**TASK INSTRUCTIONS**
Extract the lines of the material below, beginning with the first and ending with the line that holds "return (H - B - y) / PH". Skip every picture.
-- -- --
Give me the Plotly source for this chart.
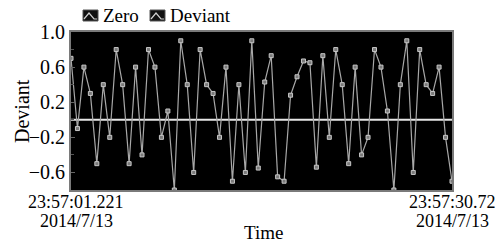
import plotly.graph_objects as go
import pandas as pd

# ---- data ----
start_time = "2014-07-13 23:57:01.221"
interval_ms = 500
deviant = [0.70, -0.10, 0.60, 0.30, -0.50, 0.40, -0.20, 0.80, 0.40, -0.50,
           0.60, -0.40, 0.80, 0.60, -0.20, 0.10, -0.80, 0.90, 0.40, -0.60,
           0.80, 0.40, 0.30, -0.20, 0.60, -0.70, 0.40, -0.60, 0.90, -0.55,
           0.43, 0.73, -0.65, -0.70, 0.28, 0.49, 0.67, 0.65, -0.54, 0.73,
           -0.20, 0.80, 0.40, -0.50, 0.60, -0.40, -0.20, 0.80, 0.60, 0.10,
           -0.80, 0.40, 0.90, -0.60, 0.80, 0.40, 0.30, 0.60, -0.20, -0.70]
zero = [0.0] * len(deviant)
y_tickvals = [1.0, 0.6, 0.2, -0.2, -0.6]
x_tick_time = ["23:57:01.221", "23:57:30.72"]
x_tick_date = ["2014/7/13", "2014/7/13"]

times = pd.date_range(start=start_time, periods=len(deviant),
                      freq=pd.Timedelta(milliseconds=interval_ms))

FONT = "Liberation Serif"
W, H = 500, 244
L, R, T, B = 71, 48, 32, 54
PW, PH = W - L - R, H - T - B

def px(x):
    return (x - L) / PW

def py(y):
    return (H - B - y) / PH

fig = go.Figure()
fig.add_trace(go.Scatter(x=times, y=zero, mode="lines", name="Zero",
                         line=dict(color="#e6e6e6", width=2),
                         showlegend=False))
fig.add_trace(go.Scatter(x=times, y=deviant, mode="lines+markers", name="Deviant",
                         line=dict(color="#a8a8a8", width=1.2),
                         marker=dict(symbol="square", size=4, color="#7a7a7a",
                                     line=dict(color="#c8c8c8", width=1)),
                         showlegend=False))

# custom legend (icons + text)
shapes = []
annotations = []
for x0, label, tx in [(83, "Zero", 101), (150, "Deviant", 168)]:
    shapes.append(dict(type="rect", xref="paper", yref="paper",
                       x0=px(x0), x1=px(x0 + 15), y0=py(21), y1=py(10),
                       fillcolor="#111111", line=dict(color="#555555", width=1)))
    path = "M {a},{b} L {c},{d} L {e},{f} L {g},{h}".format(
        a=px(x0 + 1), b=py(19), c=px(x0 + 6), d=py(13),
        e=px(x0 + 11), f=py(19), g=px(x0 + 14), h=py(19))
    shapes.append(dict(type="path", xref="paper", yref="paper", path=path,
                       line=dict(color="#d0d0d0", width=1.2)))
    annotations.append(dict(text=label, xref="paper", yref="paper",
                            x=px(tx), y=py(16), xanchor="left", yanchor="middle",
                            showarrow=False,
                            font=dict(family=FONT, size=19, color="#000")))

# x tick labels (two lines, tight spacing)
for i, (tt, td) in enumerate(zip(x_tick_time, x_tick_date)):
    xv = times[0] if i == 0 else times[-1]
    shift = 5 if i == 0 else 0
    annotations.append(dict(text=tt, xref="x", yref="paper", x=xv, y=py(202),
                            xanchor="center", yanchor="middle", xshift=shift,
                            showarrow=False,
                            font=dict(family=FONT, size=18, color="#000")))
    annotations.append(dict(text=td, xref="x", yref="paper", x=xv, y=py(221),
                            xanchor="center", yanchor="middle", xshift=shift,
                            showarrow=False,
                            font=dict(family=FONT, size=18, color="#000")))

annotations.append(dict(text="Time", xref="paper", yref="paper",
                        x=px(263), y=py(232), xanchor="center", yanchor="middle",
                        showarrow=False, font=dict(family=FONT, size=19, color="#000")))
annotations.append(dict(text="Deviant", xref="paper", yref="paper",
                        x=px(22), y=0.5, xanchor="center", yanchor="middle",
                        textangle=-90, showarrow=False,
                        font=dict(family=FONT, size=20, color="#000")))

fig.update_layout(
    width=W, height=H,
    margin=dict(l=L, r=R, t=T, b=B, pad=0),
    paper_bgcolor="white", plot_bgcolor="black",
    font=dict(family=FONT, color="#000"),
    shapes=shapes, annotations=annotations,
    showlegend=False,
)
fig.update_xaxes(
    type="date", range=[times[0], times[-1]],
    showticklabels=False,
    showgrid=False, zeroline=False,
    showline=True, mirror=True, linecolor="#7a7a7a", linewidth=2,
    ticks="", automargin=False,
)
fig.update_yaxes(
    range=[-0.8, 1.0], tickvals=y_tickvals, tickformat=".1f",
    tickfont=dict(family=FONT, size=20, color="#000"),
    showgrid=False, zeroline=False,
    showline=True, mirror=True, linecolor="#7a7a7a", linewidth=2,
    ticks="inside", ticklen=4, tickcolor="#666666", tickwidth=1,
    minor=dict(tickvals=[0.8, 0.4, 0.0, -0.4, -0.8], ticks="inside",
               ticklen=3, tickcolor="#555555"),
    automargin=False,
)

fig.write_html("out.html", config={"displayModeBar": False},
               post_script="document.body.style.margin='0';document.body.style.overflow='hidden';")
-- -- --
**RESPONSE FOR THIS EXERCISE**
Give me the Plotly source for this chart.
import plotly.graph_objects as go
import pandas as pd

# ---- data ----
start_time = "2014-07-13 23:57:01.221"
interval_ms = 500
deviant = [0.70, -0.10, 0.60, 0.30, -0.50, 0.40, -0.20, 0.80, 0.40, -0.50,
           0.60, -0.40, 0.80, 0.60, -0.20, 0.10, -0.80, 0.90, 0.40, -0.60,
           0.80, 0.40, 0.30, -0.20, 0.60, -0.70, 0.40, -0.60, 0.90, -0.55,
           0.43, 0.73, -0.65, -0.70, 0.28, 0.49, 0.67, 0.65, -0.54, 0.73,
           -0.20, 0.80, 0.40, -0.50, 0.60, -0.40, -0.20, 0.80, 0.60, 0.10,
           -0.80, 0.40, 0.90, -0.60, 0.80, 0.40, 0.30, 0.60, -0.20, -0.70]
zero = [0.0] * len(deviant)
y_tickvals = [1.0, 0.6, 0.2, -0.2, -0.6]
x_tick_time = ["23:57:01.221", "23:57:30.72"]
x_tick_date = ["2014/7/13", "2014/7/13"]

times = pd.date_range(start=start_time, periods=len(deviant),
                      freq=pd.Timedelta(milliseconds=interval_ms))

FONT = "Liberation Serif"
W, H = 500, 244
L, R, T, B = 71, 48, 32, 54
PW, PH = W - L - R, H - T - B

def px(x):
    return (x - L) / PW

def py(y):
    return (H - B - y) / PH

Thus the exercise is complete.